_SHORT PROBLEM_
Note how many lines include the word "with", and give that number by itself.

_INFORMATION SHOWN_
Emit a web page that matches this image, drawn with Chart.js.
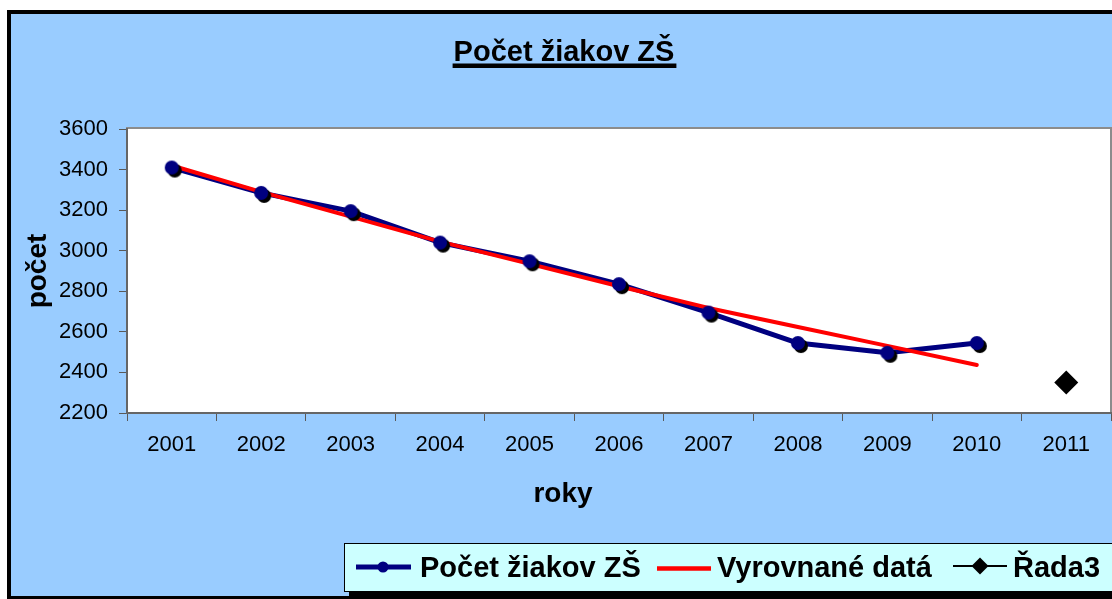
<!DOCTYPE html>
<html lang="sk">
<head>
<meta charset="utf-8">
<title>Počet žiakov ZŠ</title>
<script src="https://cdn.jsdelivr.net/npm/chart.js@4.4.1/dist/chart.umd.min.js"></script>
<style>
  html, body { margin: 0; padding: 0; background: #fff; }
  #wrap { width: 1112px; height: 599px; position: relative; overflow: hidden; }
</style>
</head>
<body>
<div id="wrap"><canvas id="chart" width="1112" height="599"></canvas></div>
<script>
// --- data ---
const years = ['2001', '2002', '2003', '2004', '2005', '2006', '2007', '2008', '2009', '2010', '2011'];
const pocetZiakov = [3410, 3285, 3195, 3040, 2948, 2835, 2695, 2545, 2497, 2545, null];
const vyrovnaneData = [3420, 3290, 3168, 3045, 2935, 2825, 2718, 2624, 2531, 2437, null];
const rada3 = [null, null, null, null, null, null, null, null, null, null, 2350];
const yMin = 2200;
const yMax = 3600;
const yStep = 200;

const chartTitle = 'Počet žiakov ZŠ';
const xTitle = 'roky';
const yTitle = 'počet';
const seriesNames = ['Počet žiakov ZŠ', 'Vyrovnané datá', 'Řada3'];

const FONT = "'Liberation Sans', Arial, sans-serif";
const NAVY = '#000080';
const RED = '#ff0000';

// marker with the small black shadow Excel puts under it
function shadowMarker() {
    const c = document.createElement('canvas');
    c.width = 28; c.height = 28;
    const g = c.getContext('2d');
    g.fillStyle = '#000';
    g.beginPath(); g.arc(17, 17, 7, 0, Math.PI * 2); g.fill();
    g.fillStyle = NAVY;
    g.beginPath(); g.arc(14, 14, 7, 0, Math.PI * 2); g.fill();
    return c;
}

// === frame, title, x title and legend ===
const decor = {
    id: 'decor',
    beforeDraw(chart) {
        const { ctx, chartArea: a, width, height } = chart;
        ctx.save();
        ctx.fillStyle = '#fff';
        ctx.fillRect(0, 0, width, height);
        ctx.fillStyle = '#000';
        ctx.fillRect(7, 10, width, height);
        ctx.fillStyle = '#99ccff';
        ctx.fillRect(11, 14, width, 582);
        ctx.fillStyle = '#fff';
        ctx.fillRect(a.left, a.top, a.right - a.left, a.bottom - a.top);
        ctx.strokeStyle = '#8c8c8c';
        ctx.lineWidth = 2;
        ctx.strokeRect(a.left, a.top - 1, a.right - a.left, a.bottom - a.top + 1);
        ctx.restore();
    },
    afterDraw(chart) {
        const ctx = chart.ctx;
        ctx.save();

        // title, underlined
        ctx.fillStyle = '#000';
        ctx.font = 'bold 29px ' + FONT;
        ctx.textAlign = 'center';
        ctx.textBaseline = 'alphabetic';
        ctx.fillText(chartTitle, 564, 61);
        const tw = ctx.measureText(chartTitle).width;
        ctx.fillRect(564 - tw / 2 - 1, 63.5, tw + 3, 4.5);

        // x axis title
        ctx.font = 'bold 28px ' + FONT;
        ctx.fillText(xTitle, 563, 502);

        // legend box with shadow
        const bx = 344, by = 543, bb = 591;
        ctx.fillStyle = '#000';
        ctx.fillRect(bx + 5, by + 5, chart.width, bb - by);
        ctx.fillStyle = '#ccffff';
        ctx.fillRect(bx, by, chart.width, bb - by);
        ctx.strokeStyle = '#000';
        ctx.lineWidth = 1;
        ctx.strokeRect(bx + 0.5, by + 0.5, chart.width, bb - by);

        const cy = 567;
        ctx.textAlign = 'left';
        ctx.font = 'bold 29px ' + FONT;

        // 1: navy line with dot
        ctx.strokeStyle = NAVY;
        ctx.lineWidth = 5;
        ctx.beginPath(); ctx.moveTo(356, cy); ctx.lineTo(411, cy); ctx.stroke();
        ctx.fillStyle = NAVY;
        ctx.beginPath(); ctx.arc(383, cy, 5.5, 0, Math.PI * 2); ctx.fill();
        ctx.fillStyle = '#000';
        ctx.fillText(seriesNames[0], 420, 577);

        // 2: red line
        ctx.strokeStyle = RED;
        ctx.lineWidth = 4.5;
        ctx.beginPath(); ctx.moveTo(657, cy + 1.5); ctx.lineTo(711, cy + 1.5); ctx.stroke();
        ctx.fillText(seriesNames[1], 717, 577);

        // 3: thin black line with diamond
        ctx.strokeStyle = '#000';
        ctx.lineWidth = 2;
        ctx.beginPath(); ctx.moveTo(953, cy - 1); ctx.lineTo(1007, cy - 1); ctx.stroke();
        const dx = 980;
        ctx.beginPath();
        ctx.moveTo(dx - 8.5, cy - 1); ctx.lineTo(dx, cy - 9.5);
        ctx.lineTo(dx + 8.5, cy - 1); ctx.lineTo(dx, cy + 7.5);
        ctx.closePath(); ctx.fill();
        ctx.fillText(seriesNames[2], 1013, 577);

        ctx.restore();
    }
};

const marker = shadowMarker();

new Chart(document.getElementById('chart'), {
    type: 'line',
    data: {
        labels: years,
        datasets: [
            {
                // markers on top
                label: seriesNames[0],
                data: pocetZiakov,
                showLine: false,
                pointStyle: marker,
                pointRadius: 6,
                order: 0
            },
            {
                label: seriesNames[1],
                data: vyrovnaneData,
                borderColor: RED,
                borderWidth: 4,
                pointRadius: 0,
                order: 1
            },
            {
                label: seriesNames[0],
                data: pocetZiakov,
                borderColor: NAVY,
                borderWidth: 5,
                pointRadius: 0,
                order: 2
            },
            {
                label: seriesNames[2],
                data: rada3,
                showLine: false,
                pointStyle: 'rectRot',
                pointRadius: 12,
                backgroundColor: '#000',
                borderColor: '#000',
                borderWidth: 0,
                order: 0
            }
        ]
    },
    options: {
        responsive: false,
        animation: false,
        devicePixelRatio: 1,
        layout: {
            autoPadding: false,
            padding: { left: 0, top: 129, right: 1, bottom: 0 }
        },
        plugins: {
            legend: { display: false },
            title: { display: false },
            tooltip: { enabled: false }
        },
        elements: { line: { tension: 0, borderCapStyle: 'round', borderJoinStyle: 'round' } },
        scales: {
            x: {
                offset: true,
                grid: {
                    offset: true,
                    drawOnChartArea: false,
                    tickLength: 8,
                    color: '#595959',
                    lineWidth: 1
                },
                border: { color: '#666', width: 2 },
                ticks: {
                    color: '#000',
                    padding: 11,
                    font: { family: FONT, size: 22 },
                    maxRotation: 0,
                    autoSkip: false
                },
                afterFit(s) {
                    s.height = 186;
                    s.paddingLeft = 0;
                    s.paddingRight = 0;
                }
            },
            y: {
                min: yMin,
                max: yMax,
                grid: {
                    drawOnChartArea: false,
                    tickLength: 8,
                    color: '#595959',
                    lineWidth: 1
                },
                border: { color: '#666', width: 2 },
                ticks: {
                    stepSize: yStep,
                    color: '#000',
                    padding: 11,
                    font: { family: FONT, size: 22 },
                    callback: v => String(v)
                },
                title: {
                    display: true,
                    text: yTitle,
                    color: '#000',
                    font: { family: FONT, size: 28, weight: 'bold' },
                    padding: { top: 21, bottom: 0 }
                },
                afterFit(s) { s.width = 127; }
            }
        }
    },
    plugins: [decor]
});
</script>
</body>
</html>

_FINISHED ANSWER_
5